I'm drunk in f*****g wisconsin and want to kill myself.
If it's any consolation, be grateful that you're not in New Jersey.
Do they make some cleansing product for your soul? Like mouthwash that makes you not a skank? Or is that what religions for?
Eh, i think it's called sobriety. But its not fun.
Nothing says "get your life together" better than waking up in a tub full of your own vomit. Twice. In one night.
Is it weird that I want your dad to go down on me?

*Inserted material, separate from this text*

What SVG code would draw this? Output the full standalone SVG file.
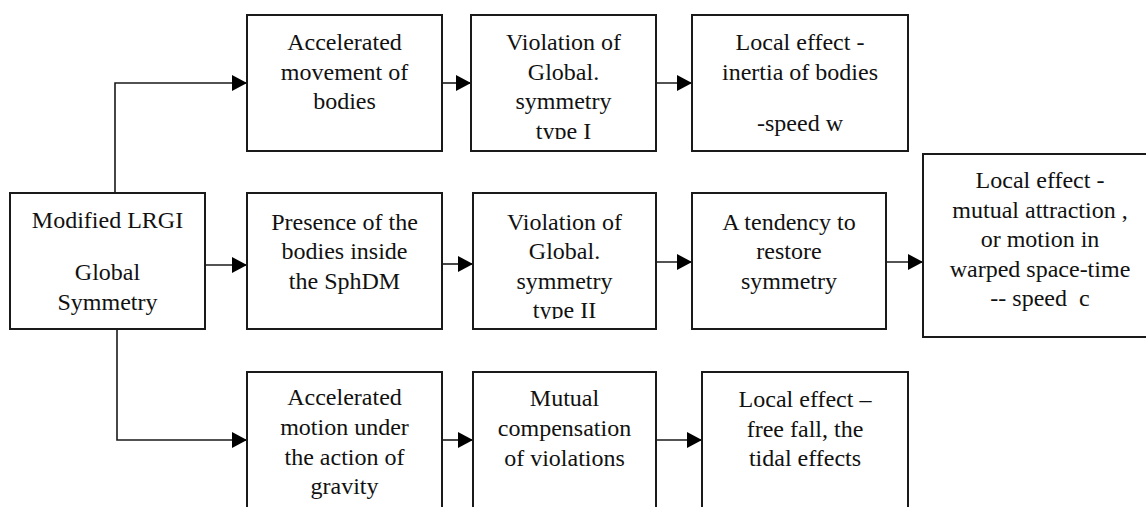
<svg xmlns="http://www.w3.org/2000/svg" width="1146" height="507" viewBox="0 0 1146 507">
<style>
.box{fill:#fff;stroke:#1a1a1a;stroke-width:2}
.t{font-family:'Liberation Serif','Tinos','DejaVu Serif','Noto Serif',serif;font-size:24px;fill:#111;text-anchor:middle}
.c{fill:none;stroke:#1a1a1a;stroke-width:1.6}
</style>
<defs>
<marker id="ah" markerUnits="userSpaceOnUse" markerWidth="16" markerHeight="18" refX="15" refY="8" orient="auto">
<path d="M0,0 L15,8 L0,16 Z" fill="#000"/>
</marker>
<clipPath id="clip1"><rect x="471" y="15" width="185" height="124"/></clipPath>
<clipPath id="clip2"><rect x="473" y="193" width="183" height="126"/></clipPath>
</defs>
<rect width="1146" height="507" fill="#fff"/>

<g id="connectors">
<path class="c" d="M115,193 V83 H247" marker-end="url(#ah)"/>
<path class="c" d="M442,83 H471" marker-end="url(#ah)"/>
<path class="c" d="M656,83 H692" marker-end="url(#ah)"/>
<path class="c" d="M205,265 H247" marker-end="url(#ah)"/>
<path class="c" d="M442,264 H473" marker-end="url(#ah)"/>
<path class="c" d="M656,262 H692" marker-end="url(#ah)"/>
<path class="c" d="M882,262 H923" marker-end="url(#ah)"/>
<path class="c" d="M117,329 V440 H247" marker-end="url(#ah)"/>
<path class="c" d="M442,440 H473" marker-end="url(#ah)"/>
<path class="c" d="M656,440 H702" marker-end="url(#ah)"/>
</g>

<g id="n-modified">
<rect class="box" x="10" y="193" width="195" height="136"/>
<text class="t" x="107.5" y="228">Modified LRGI</text>
<text class="t" x="107.5" y="280">Global</text>
<text class="t" x="107.5" y="310">Symmetry</text>
</g>

<g id="n-accel-move">
<rect class="box" x="247" y="15" width="195" height="136"/>
<text class="t" x="344.5" y="50">Accelerated</text>
<text class="t" x="344.5" y="79.5">movement of</text>
<text class="t" x="344.5" y="109">bodies</text>
</g>

<g id="n-viol1">
<rect class="box" x="471" y="15" width="185" height="136"/>
<g clip-path="url(#clip1)">
<text class="t" x="563.5" y="50">Violation of</text>
<text class="t" x="563.5" y="79.5">Global.</text>
<text class="t" x="563.5" y="109">symmetry</text>
<text class="t" x="563.5" y="138.5">type I</text>
</g>
</g>

<g id="n-local1">
<rect class="box" x="692" y="15" width="216" height="136"/>
<text class="t" x="800" y="50">Local effect -</text>
<text class="t" x="800" y="79.5">inertia of bodies</text>
<text class="t" x="800" y="131">-speed w</text>
</g>

<g id="n-presence">
<rect class="box" x="247" y="193" width="195" height="136"/>
<text class="t" x="344.5" y="229.5">Presence of the</text>
<text class="t" x="344.5" y="259">bodies inside</text>
<text class="t" x="344.5" y="288.5">the SphDM</text>
</g>

<g id="n-viol2">
<rect class="box" x="473" y="193" width="183" height="136"/>
<g clip-path="url(#clip2)">
<text class="t" x="564.5" y="229.5">Violation of</text>
<text class="t" x="564.5" y="259">Global.</text>
<text class="t" x="564.5" y="288.5">symmetry</text>
<text class="t" x="564.5" y="318">type II</text>
</g>
</g>

<g id="n-tendency">
<rect class="box" x="692" y="193" width="194" height="136"/>
<text class="t" x="789" y="229.5">A tendency to</text>
<text class="t" x="789" y="259">restore</text>
<text class="t" x="789" y="288.5">symmetry</text>
</g>

<g id="n-local-c">
<rect class="box" x="923" y="154" width="240" height="183"/>
<text class="t" x="1040" y="188">Local effect -</text>
<text class="t" x="1040" y="217.5">mutual attraction ,</text>
<text class="t" x="1040" y="247">or motion in</text>
<text class="t" x="1040" y="276.5">warped space-time</text>
<text class="t" x="1040" y="306" style="white-space:pre">-- speed  c</text>
</g>

<g id="n-accel-grav">
<rect class="box" x="247" y="372" width="195" height="150"/>
<text class="t" x="344.5" y="405">Accelerated</text>
<text class="t" x="344.5" y="435">motion under</text>
<text class="t" x="344.5" y="464.5">the action of</text>
<text class="t" x="344.5" y="494">gravity</text>
</g>

<g id="n-mutual">
<rect class="box" x="473" y="372" width="183" height="150"/>
<text class="t" x="564.5" y="406">Mutual</text>
<text class="t" x="564.5" y="436">compensation</text>
<text class="t" x="564.5" y="466">of violations</text>
</g>

<g id="n-local-fall">
<rect class="box" x="702" y="372" width="206" height="150"/>
<text class="t" x="805" y="407">Local effect –</text>
<text class="t" x="805" y="436.5">free fall, the</text>
<text class="t" x="805" y="466">tidal effects</text>
</g>
</svg>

I'm with Tony. He said he volunteers his ball sack for waxing but you will have to wait a few weeks. It is a freshly shaved sack. I guess he thought he was gonna get lucky. Wtf?
Smooth sack
She woke me up with an urgent call telling me she was rolling on Mollie and swimming in the ocean. I mean that's just great. If she drowns, I'll feel responsible.
I can't tell if I'm getting better at doing my online spanish hw drunk or if my teacher is just grading on creativity. Either way that senoritas gettin an applebees gift card when i graduate.
While he was gone for spring break I took his head board... I don't wanna wake up from his shenanigans for the rest of my college career.
I told the bartender that his red, white and blue shots were terrible and tasted like Thomas Jefferson's balls.
I gave him a BJ and he left. Coincidentally that's the name of my memoir.
It's ok, I did squats with my bottle of wine before I opened it. That counts as the gym since I won't be getting there haha
His baby mama found the pictures of us, she couldn't see my face but she could see my asshole. So I'm safe.
I was out of breath when we were getting started and he offered me his inhaler so he's a keeper
I may have broke the toilet masturbating. On a positive note the floor is really clean now.